Write out the data below in full, unchanged, minus the images.

— Start of COLLECTED DATA —

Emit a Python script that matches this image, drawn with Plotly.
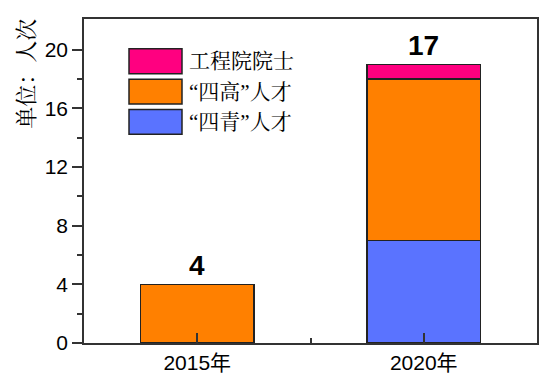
import plotly.graph_objects as go

categories = ["2015年", "2020年"]
qingnian = [0, 7]      # “四青”人才
gaoceng = [4, 11]      # “四高”人才
yuanshi = [0, 1]       # 工程院院士
totals = ["4", "17"]
series_names = ["工程院院士", "“四高”人才", "“四青”人才"]
colors = ["#FF0080", "#FF8000", "#5A73FF"]

xpos = list(range(len(categories)))
line = dict(color="#222222", width=1.5)

# page body has an 8px margin: figure spans 8..557 x 8..383
W, H = 549, 375
L, T, PW, PH = 76, 9, 453, 326
R, B = W - L - PW, H - T - PH

def px(x):  # page x -> paper
    return (x - 8 - L) / PW

def py(y):  # page y -> paper
    return 1 - (y - 8 - T) / PH

fig = go.Figure()
fig.add_trace(go.Bar(x=xpos, y=qingnian, name=series_names[2], marker=dict(color=colors[2], line=line), width=0.5))
fig.add_trace(go.Bar(x=xpos, y=gaoceng, name=series_names[1], marker=dict(color=colors[1], line=line), width=0.5))
fig.add_trace(go.Bar(x=[1], y=[yuanshi[1]], base=[qingnian[1] + gaoceng[1]], name=series_names[0],
                     marker=dict(color=colors[0], line=line), width=0.5))

stack_tops = [q + g + y for q, g, y in zip(qingnian, gaoceng, yuanshi)]
for xi, top, lab in zip(xpos, stack_tops, totals):
    fig.add_annotation(x=xi, y=top, text=f"<b>{lab}</b>", showarrow=False, yanchor="bottom", yshift=1,
                       font=dict(family="Liberation Sans, Arial", size=28, color="black"))

cjk_font = "Liberation Serif, Noto Serif CJK SC, Noto Sans CJK SC"
leg_top = 47
for i, (nm, c) in enumerate(zip(series_names, colors)):
    y0 = leg_top + i * 30.5
    fig.add_shape(type="rect", xref="paper", yref="paper",
                  x0=px(129), x1=px(182), y0=py(y0), y1=py(y0 + 25),
                  fillcolor=c, line=dict(color="#222222", width=1.5))
    fig.add_annotation(xref="paper", yref="paper", x=px(187), y=py(y0 + 12.5),
                       text=nm, showarrow=False, xanchor="left", yanchor="middle",
                       font=dict(family=cjk_font, size=21, color="black"))

fig.add_annotation(xref="paper", yref="paper", x=px(27), y=py(72),
                   text="单位：人次", textangle=-90, showarrow=False, xanchor="center", yanchor="middle",
                   font=dict(family=cjk_font, size=22, color="black"))

fig.update_layout(
    width=W, height=H,
    margin=dict(l=L, r=R, t=T, b=B, pad=0),
    barmode="stack", showlegend=False,
    plot_bgcolor="white", paper_bgcolor="white",
    font=dict(family="Liberation Sans, Arial, Noto Sans CJK SC", size=21, color="black"),
    xaxis=dict(range=[-0.5, 1.5], tickvals=xpos, ticktext=categories, ticks="inside", ticklen=10,
               tickwidth=1.5, tickcolor="#333333", showline=True, linecolor="#333333", linewidth=1.5,
               mirror=True, showgrid=False, zeroline=False,
               minor=dict(tickvals=[0.5], ticks="inside", ticklen=5, tickwidth=1.5, tickcolor="#333333"),
               tickfont=dict(size=21)),
    yaxis=dict(range=[0, 22.1], tickvals=[0, 4, 8, 12, 16, 20], ticks="outside", ticklen=10,
               tickwidth=1.5, tickcolor="#333333", showline=True, linecolor="#333333", linewidth=1.5,
               mirror=True, showgrid=False, zeroline=False,
               minor=dict(tickvals=[2, 6, 10, 14, 18], ticks="outside", ticklen=5, tickwidth=1.5,
                          tickcolor="#333333"),
               tickfont=dict(size=21)),
)

fig.write_html("out.html")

— End of COLLECTED DATA —

■ **FULL RESPONSE**:
Emit a Python script that matches this image, drawn with Plotly.
import plotly.graph_objects as go

categories = ["2015年", "2020年"]
qingnian = [0, 7]      # “四青”人才
gaoceng = [4, 11]      # “四高”人才
yuanshi = [0, 1]       # 工程院院士
totals = ["4", "17"]
series_names = ["工程院院士", "“四高”人才", "“四青”人才"]
colors = ["#FF0080", "#FF8000", "#5A73FF"]

xpos = list(range(len(categories)))
line = dict(color="#222222", width=1.5)

# page body has an 8px margin: figure spans 8..557 x 8..383
W, H = 549, 375
L, T, PW, PH = 76, 9, 453, 326
R, B = W - L - PW, H - T - PH

def px(x):  # page x -> paper
    return (x - 8 - L) / PW

def py(y):  # page y -> paper
    return 1 - (y - 8 - T) / PH

fig = go.Figure()
fig.add_trace(go.Bar(x=xpos, y=qingnian, name=series_names[2], marker=dict(color=colors[2], line=line), width=0.5))
fig.add_trace(go.Bar(x=xpos, y=gaoceng, name=series_names[1], marker=dict(color=colors[1], line=line), width=0.5))
fig.add_trace(go.Bar(x=[1], y=[yuanshi[1]], base=[qingnian[1] + gaoceng[1]], name=series_names[0],
                     marker=dict(color=colors[0], line=line), width=0.5))

stack_tops = [q + g + y for q, g, y in zip(qingnian, gaoceng, yuanshi)]
for xi, top, lab in zip(xpos, stack_tops, totals):
    fig.add_annotation(x=xi, y=top, text=f"<b>{lab}</b>", showarrow=False, yanchor="bottom", yshift=1,
                       font=dict(family="Liberation Sans, Arial", size=28, color="black"))

cjk_font = "Liberation Serif, Noto Serif CJK SC, Noto Sans CJK SC"
leg_top = 47
for i, (nm, c) in enumerate(zip(series_names, colors)):
    y0 = leg_top + i * 30.5
    fig.add_shape(type="rect", xref="paper", yref="paper",
                  x0=px(129), x1=px(182), y0=py(y0), y1=py(y0 + 25),
                  fillcolor=c, line=dict(color="#222222", width=1.5))
    fig.add_annotation(xref="paper", yref="paper", x=px(187), y=py(y0 + 12.5),
                       text=nm, showarrow=False, xanchor="left", yanchor="middle",
                       font=dict(family=cjk_font, size=21, color="black"))

fig.add_annotation(xref="paper", yref="paper", x=px(27), y=py(72),
                   text="单位：人次", textangle=-90, showarrow=False, xanchor="center", yanchor="middle",
                   font=dict(family=cjk_font, size=22, color="black"))

fig.update_layout(
    width=W, height=H,
    margin=dict(l=L, r=R, t=T, b=B, pad=0),
    barmode="stack", showlegend=False,
    plot_bgcolor="white", paper_bgcolor="white",
    font=dict(family="Liberation Sans, Arial, Noto Sans CJK SC", size=21, color="black"),
    xaxis=dict(range=[-0.5, 1.5], tickvals=xpos, ticktext=categories, ticks="inside", ticklen=10,
               tickwidth=1.5, tickcolor="#333333", showline=True, linecolor="#333333", linewidth=1.5,
               mirror=True, showgrid=False, zeroline=False,
               minor=dict(tickvals=[0.5], ticks="inside", ticklen=5, tickwidth=1.5, tickcolor="#333333"),
               tickfont=dict(size=21)),
    yaxis=dict(range=[0, 22.1], tickvals=[0, 4, 8, 12, 16, 20], ticks="outside", ticklen=10,
               tickwidth=1.5, tickcolor="#333333", showline=True, linecolor="#333333", linewidth=1.5,
               mirror=True, showgrid=False, zeroline=False,
               minor=dict(tickvals=[2, 6, 10, 14, 18], ticks="outside", ticklen=5, tickwidth=1.5,
                          tickcolor="#333333"),
               tickfont=dict(size=21)),
)

fig.write_html("out.html")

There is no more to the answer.